DATA =
+---+
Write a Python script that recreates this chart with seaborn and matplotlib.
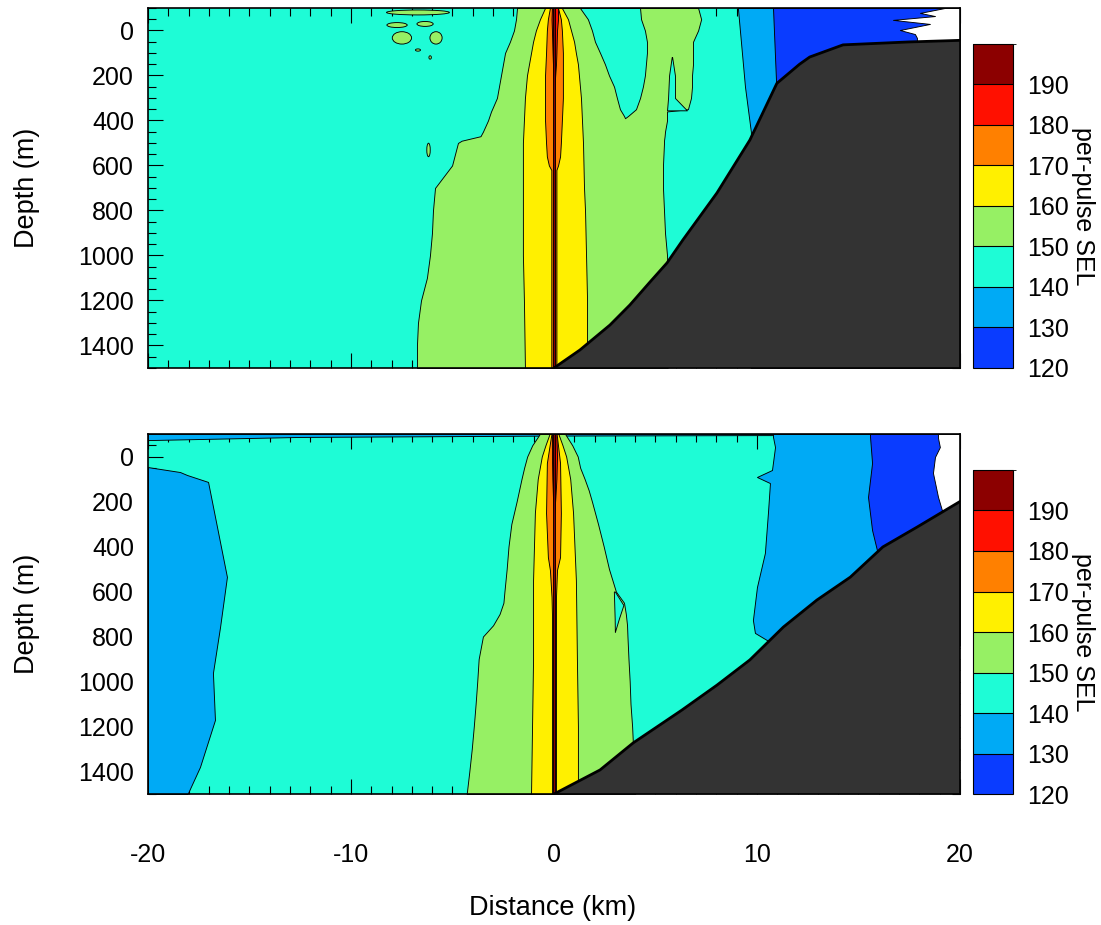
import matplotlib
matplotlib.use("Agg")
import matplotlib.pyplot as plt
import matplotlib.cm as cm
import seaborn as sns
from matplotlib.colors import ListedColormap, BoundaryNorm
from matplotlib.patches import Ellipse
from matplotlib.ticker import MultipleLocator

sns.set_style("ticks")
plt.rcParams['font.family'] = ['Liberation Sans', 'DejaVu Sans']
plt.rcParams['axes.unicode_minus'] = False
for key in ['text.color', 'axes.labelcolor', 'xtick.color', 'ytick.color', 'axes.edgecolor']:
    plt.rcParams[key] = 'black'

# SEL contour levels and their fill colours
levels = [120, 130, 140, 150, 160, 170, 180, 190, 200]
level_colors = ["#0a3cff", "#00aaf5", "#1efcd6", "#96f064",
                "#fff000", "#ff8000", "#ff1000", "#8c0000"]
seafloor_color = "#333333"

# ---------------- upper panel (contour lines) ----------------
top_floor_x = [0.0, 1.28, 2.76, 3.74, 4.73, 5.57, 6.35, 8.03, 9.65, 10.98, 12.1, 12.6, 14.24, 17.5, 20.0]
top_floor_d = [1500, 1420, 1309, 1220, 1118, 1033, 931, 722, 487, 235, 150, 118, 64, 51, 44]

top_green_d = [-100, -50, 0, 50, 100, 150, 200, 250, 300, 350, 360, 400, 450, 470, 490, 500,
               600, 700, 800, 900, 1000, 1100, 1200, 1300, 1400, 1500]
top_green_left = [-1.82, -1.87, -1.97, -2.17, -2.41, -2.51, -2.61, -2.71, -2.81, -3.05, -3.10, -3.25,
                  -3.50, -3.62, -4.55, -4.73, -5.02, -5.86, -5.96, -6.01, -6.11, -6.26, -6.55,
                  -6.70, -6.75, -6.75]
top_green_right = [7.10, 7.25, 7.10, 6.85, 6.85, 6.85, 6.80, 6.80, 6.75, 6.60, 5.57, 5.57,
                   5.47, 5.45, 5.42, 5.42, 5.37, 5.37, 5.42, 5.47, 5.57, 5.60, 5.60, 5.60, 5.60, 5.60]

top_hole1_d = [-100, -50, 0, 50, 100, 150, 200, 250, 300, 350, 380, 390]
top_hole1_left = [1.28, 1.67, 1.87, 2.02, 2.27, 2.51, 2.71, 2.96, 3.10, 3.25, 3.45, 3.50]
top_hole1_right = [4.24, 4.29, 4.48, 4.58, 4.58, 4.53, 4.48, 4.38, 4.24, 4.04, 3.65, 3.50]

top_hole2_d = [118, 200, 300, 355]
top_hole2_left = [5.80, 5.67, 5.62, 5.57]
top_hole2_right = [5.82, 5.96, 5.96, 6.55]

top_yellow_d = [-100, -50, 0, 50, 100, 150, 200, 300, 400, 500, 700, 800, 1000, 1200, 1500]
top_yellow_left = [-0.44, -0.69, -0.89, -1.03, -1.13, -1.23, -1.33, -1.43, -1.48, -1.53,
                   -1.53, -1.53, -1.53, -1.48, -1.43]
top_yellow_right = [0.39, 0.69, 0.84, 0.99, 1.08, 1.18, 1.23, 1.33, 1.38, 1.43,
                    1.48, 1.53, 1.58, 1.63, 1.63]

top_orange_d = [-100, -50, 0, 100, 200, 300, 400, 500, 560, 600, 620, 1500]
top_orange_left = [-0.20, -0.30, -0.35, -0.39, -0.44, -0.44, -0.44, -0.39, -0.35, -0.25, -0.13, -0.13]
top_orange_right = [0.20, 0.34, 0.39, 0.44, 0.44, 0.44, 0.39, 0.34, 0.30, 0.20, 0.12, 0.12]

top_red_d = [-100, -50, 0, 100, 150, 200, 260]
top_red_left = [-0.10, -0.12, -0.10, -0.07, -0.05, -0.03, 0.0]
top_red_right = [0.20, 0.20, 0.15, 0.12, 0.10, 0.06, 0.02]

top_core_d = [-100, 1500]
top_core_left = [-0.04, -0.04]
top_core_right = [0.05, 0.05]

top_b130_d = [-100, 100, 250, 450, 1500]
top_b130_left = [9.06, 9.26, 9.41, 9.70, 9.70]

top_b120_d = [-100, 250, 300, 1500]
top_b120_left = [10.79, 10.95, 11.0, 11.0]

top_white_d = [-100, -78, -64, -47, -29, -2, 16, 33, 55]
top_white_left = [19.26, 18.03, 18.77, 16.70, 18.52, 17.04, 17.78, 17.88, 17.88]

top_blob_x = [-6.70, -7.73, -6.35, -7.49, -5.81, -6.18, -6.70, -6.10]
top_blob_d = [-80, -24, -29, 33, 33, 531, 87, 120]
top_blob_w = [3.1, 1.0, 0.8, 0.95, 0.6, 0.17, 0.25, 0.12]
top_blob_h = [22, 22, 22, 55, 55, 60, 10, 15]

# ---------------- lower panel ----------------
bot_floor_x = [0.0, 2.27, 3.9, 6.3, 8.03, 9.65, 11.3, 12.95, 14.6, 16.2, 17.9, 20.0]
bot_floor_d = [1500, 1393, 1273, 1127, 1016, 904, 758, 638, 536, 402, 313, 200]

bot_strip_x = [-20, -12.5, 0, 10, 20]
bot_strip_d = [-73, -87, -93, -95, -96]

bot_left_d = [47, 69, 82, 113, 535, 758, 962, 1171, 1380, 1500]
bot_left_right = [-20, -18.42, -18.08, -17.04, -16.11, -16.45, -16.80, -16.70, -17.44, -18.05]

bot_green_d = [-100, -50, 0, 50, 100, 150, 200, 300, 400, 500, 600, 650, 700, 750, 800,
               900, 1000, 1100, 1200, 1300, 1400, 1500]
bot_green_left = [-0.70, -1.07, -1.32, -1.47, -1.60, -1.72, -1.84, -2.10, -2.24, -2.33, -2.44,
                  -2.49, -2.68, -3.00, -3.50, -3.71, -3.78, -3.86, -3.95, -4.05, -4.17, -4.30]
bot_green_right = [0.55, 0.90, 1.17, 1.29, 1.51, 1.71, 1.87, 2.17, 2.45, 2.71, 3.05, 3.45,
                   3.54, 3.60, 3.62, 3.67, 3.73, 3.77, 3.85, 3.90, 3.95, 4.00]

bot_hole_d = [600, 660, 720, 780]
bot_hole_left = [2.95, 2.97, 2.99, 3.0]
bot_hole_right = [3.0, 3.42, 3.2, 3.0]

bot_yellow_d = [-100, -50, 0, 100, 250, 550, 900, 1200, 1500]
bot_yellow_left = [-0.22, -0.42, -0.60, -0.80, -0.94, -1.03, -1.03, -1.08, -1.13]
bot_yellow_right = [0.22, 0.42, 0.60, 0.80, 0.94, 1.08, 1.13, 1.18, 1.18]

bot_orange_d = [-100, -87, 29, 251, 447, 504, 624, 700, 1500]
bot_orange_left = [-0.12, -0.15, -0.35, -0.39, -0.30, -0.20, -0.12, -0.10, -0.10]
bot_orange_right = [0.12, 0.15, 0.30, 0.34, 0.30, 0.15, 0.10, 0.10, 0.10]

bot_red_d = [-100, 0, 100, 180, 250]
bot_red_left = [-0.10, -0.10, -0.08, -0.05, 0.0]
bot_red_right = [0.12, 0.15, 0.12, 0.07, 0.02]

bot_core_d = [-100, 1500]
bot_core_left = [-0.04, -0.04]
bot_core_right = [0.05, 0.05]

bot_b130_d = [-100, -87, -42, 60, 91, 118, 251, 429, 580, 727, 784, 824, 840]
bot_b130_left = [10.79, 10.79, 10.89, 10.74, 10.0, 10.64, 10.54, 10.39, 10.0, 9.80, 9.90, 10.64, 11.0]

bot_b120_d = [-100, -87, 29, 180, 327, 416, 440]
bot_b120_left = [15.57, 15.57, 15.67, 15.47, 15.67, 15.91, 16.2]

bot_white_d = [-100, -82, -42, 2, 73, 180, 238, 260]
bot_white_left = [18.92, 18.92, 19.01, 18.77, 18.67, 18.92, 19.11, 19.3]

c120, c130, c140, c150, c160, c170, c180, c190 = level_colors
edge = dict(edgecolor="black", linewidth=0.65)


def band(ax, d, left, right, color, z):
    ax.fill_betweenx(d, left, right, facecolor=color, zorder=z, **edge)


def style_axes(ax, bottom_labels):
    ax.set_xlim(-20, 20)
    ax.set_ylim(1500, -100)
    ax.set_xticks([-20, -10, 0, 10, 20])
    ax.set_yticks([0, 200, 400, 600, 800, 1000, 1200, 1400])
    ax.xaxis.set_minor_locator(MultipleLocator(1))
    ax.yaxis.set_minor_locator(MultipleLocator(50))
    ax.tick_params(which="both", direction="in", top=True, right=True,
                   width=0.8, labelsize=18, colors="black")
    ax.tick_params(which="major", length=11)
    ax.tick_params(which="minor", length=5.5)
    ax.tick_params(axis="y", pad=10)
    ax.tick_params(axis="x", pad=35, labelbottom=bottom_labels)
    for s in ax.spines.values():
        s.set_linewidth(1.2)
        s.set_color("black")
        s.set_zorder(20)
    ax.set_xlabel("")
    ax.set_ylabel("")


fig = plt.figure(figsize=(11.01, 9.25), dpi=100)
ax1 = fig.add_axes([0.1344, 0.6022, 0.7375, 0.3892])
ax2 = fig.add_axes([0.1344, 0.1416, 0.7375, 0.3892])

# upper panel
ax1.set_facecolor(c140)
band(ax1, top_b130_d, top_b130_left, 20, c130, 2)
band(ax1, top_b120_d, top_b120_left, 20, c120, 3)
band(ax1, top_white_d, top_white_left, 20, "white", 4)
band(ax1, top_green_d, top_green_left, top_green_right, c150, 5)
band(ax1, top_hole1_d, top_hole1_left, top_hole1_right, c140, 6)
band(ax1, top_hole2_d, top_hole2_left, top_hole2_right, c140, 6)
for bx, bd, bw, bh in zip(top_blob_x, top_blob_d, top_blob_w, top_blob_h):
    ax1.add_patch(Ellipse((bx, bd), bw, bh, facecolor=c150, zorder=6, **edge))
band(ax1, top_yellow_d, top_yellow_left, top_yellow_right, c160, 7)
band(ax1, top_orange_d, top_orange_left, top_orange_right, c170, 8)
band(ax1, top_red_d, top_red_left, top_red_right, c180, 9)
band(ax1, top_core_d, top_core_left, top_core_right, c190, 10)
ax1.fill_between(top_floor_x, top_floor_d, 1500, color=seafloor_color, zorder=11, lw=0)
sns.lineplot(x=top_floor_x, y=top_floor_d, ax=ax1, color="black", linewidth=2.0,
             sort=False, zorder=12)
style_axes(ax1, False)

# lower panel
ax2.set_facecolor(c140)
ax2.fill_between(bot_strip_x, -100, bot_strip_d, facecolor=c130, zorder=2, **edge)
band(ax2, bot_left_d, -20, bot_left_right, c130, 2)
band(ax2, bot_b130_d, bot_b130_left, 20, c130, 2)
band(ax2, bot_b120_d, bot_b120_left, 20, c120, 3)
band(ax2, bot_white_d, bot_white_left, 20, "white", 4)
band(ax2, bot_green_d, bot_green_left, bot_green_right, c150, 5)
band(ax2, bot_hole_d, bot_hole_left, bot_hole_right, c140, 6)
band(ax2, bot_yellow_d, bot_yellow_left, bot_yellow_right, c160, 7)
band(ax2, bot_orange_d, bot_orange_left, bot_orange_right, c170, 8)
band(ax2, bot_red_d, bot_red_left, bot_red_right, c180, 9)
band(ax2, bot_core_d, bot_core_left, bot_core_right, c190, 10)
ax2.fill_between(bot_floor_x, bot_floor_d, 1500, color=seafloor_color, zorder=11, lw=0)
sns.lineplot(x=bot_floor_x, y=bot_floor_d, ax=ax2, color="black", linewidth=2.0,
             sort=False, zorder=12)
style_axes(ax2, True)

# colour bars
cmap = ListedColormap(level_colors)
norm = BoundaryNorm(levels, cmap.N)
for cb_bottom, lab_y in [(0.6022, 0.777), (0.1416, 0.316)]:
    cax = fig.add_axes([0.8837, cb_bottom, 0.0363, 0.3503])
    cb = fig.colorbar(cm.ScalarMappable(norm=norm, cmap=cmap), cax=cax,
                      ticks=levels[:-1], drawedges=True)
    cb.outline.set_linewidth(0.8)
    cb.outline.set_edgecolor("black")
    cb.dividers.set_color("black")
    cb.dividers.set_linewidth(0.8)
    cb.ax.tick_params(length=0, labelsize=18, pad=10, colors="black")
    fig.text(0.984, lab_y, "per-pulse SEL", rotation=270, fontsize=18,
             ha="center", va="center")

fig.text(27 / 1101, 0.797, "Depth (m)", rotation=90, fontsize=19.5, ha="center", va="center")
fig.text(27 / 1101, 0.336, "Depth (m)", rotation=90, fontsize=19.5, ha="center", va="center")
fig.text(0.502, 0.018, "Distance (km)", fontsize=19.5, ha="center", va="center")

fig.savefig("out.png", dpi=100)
+---+
WRITTEN INSTRUCTION =
Reproduce exactly the run of lines that opens the listing and closes with the line holding "5.60, 5.60, 5.60]". Pictures are excluded.

TASK ANSWER =
Write a Python script that recreates this chart with seaborn and matplotlib.
import matplotlib
matplotlib.use("Agg")
import matplotlib.pyplot as plt
import matplotlib.cm as cm
import seaborn as sns
from matplotlib.colors import ListedColormap, BoundaryNorm
from matplotlib.patches import Ellipse
from matplotlib.ticker import MultipleLocator

sns.set_style("ticks")
plt.rcParams['font.family'] = ['Liberation Sans', 'DejaVu Sans']
plt.rcParams['axes.unicode_minus'] = False
for key in ['text.color', 'axes.labelcolor', 'xtick.color', 'ytick.color', 'axes.edgecolor']:
    plt.rcParams[key] = 'black'

# SEL contour levels and their fill colours
levels = [120, 130, 140, 150, 160, 170, 180, 190, 200]
level_colors = ["#0a3cff", "#00aaf5", "#1efcd6", "#96f064",
                "#fff000", "#ff8000", "#ff1000", "#8c0000"]
seafloor_color = "#333333"

# ---------------- upper panel (contour lines) ----------------
top_floor_x = [0.0, 1.28, 2.76, 3.74, 4.73, 5.57, 6.35, 8.03, 9.65, 10.98, 12.1, 12.6, 14.24, 17.5, 20.0]
top_floor_d = [1500, 1420, 1309, 1220, 1118, 1033, 931, 722, 487, 235, 150, 118, 64, 51, 44]

top_green_d = [-100, -50, 0, 50, 100, 150, 200, 250, 300, 350, 360, 400, 450, 470, 490, 500,
               600, 700, 800, 900, 1000, 1100, 1200, 1300, 1400, 1500]
top_green_left = [-1.82, -1.87, -1.97, -2.17, -2.41, -2.51, -2.61, -2.71, -2.81, -3.05, -3.10, -3.25,
                  -3.50, -3.62, -4.55, -4.73, -5.02, -5.86, -5.96, -6.01, -6.11, -6.26, -6.55,
                  -6.70, -6.75, -6.75]
top_green_right = [7.10, 7.25, 7.10, 6.85, 6.85, 6.85, 6.80, 6.80, 6.75, 6.60, 5.57, 5.57,
                   5.47, 5.45, 5.42, 5.42, 5.37, 5.37, 5.42, 5.47, 5.57, 5.60, 5.60, 5.60, 5.60, 5.60]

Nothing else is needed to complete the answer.